SCREENED SHOT: Occurs when a goaltender's view is blocked by players between him and the shooter.
SLAP SHOT: Hitting the puck with the blade of the stick after taking a full backswing.
SLOT: A prime scoring area located between the faceoff circles and in front of the goal.
SPLITTING THE DEFENSE: The player with the puck attempts to squeeze between the opponent's defensemen.
STICK HANDLING: To control the puck along the ice.
TOP SHELF: Term used to describe when an offensive player shoots high in an attempt to beat the goaltender by putting the puck in the top part of the net.
WRAPAROUND: When a player skates from one side to the other of the goal, from behind the goal, and tucks the puck into the other side of the goal before the goaltender recovers to be in position.
How To Figure
ASSIST: An assist is awarded to the player or players (maximum of two) who touched the puck prior to the goal, provided no defender plays or possesses the puck in between.
GAME PLAYED: A player receives credit for playing in a game if: i) he steps on the ice during time played or; ii) serves any penalty.
GAME-WINNING GOAL: After the final score has been determined, the goal which leaves the winning Club one goal ahead of its opponent is the game-winning goal (example: if Team A beats Team B 8-3, the player scoring the fourth goal for Team A receives credit for the game-winning goal).
GAME-TYING GOAL: The final goal in a tie game.
GOAL: A goal is awarded to the last player on the scoring Club to touch the puck prior to the puck entering the net.
GOALS-AGAINST AVERAGE: Multiply goals allowed (GA) by 60 and divide by minutes played (MINS).
GOALTENDERS: A goaltender receives a win, tie or loss if he is on the ice when either the game-winning or game-tying goal is scored.
PENALTY-KILLING PERCENTAGE: Subtract total number of power-play goals allowed from total number of shorthanded situations to get total number of power-plays killed.
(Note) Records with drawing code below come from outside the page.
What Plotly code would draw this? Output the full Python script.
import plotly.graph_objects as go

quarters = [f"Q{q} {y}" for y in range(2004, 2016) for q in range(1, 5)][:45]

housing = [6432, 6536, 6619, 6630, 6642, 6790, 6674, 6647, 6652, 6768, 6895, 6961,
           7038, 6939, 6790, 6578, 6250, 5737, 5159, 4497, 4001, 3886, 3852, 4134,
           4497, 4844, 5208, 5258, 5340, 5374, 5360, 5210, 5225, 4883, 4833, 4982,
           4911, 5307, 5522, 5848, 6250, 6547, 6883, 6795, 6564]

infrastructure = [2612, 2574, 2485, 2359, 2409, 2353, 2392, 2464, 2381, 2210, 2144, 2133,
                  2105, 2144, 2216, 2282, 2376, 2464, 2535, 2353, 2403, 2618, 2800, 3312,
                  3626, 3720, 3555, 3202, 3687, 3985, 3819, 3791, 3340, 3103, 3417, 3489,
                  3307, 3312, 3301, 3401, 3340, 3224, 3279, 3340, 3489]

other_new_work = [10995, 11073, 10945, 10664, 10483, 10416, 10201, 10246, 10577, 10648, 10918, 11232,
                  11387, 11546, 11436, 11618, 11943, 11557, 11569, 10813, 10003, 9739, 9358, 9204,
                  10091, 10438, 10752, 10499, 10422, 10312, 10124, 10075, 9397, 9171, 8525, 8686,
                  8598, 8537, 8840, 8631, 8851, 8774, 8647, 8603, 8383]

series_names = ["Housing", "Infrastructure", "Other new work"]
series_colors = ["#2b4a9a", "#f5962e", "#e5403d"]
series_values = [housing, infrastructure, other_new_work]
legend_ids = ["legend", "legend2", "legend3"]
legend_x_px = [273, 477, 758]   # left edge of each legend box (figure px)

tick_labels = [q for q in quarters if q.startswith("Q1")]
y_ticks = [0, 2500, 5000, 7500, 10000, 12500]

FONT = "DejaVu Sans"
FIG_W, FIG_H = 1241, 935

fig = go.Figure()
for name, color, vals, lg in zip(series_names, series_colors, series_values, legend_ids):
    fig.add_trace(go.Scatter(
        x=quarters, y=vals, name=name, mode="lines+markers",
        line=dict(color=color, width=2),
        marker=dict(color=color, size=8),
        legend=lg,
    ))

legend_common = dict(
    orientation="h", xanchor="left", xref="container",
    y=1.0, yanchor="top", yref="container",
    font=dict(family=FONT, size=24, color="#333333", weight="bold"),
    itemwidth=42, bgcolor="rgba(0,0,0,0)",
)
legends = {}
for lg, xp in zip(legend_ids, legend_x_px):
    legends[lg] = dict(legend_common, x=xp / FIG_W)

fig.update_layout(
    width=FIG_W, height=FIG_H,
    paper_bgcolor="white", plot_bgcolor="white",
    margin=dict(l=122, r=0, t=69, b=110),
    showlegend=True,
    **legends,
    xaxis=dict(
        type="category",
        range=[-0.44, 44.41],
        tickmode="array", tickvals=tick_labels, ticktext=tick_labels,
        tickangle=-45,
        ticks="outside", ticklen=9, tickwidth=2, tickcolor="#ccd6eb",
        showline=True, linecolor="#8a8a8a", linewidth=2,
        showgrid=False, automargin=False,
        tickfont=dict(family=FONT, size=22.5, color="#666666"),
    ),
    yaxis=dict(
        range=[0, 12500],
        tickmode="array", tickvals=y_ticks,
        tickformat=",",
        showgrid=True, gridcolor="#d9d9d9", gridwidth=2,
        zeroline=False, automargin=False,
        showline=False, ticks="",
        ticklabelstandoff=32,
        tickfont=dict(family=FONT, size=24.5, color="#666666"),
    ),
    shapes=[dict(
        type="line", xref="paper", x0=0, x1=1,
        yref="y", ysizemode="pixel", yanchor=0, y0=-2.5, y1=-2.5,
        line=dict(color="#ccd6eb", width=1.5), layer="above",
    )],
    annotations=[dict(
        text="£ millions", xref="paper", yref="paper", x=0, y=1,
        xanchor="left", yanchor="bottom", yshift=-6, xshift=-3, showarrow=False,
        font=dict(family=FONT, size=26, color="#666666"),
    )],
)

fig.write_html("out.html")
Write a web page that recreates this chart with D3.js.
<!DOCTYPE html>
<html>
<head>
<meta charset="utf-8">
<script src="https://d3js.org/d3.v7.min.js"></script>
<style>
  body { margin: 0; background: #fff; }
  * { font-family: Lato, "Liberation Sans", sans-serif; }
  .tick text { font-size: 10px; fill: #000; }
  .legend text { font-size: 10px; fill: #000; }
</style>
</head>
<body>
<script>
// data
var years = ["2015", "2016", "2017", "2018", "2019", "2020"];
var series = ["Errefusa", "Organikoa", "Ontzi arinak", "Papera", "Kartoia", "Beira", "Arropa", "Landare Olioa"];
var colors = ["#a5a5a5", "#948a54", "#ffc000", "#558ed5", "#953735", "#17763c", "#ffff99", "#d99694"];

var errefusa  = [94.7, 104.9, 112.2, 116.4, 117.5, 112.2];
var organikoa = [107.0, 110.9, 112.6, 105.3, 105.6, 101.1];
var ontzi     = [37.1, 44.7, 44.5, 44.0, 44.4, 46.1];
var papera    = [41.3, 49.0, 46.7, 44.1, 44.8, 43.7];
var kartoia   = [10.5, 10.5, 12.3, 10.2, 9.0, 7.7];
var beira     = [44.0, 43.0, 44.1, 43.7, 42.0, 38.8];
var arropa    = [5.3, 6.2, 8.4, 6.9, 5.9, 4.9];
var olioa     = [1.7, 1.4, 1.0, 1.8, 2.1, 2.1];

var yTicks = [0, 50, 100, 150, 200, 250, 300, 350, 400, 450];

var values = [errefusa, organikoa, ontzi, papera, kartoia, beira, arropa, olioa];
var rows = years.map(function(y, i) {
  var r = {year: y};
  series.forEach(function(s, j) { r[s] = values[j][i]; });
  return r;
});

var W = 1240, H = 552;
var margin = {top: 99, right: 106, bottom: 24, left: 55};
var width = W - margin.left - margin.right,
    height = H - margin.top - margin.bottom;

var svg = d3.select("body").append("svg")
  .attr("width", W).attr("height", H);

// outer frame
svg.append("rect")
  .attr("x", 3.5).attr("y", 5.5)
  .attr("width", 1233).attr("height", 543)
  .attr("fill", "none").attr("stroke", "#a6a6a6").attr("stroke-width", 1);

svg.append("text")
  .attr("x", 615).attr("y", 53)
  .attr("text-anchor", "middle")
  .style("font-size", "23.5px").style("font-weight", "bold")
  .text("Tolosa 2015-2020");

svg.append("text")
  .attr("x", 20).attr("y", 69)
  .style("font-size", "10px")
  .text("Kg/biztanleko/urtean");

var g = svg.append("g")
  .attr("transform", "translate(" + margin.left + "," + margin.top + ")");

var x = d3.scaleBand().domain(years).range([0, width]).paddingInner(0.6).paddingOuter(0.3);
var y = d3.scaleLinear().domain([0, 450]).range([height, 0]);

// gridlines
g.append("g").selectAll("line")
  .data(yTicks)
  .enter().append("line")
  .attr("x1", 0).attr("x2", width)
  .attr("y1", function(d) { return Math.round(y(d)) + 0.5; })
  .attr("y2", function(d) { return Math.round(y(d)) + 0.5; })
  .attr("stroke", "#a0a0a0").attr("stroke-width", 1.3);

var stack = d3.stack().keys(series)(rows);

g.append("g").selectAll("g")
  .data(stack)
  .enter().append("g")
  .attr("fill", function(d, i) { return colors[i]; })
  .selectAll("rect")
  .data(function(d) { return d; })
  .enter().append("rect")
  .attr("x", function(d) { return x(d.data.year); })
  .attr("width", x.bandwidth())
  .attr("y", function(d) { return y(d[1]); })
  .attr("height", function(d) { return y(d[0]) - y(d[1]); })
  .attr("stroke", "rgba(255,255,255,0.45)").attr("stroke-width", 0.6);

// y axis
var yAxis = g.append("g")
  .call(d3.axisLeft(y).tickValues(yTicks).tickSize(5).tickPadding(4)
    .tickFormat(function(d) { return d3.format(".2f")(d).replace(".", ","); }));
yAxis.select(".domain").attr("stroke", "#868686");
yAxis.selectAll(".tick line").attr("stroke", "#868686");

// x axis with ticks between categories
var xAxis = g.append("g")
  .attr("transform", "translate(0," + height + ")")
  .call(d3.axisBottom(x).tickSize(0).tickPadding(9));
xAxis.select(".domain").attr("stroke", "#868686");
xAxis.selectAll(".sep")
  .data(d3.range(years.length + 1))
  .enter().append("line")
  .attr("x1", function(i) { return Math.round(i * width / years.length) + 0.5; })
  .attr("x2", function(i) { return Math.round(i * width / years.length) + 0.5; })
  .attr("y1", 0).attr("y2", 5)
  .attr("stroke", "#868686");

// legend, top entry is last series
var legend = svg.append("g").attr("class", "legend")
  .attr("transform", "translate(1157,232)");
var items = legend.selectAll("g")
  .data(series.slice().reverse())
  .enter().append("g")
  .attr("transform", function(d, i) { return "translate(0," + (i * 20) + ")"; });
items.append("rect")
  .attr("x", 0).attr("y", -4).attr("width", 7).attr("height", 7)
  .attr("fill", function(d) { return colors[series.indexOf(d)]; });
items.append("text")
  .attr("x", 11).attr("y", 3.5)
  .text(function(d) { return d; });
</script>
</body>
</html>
Divide the total number of power-plays killed by the total number of shorthanded situations.
PLUS-MINUS: A player receives a "plus" if he is on the ice when his Club scores an even-strength or shorthand goal. He receives a "minus" if he is on the ice for an even-strength or shorthand goal scored by the opposing Club. The difference in these numbers is considered the player's plus-minus statistic.
POWER PLAY GOAL: A goal scored by a Club while it has a manpower advantage due to an opponent's penalty. Following are some examples of what is and is not considered a power-play goal:
- if a Club has an advantage on a minor penalty starting at 2:02 of the period and it scores at 4:02, the goal is not a power-play goal.
- if a Club scores on a delayed penalty, the goal is not a power-play goal.
- if a Club has an advantage due to a five-minute major or match penalty, that Club is always credited with having one more advantage than the number of power-play goals it scores during that advantage, because the penalty does not expire. A new advantage begins after each power-play goal. For example, if Team A scores three goals during a major penalty, it is credited with four advantages.
- if a Club is on a power-play for any length of time, it is considered to have had an advantage.
- if a minor penalty is incurred by a Club on a power-play due to a major penalty, a new advantage is given to that Club when its minor penalty expires, provided the opponent's major penalty is still in effect.
POWER PLAY PERCENTAGE: Total number of power-play goals divided by total number of power-play opportunities.
SAVE PERCENTAGE: Subtract goals allowed (GA) from shots against (SA) to determine saves. Then divide saves by shots-against.
SHOOTING PERCENTAGE: Divide the number of goals scored by the number of shots taken.
SHORTHANDED GOAL: A goal scored by a Club while it is at a manpower disadvantage. The same cases apply for shorthand as for power-play goals, but in the opposite manner.
SHOT ON GOAL: If a player shoots the puck with the intention of scoring and if that shot would have gone in the net had the goaltender not stopped it, the shot is recorded as a "shot on goal."
SHUTOUT: If two goaltenders combine for a shutout, neither receives credit for the shutout. Instead it is recorded as a Club shutout.
TENTHS OF A SECOND: If a penalty or goal occurs in the last minute, the time is rounded off to the previous second (ex: if a penalty is called with 12.4 seconds left in a period, the time is indicated as 19:47 and not 19:48.).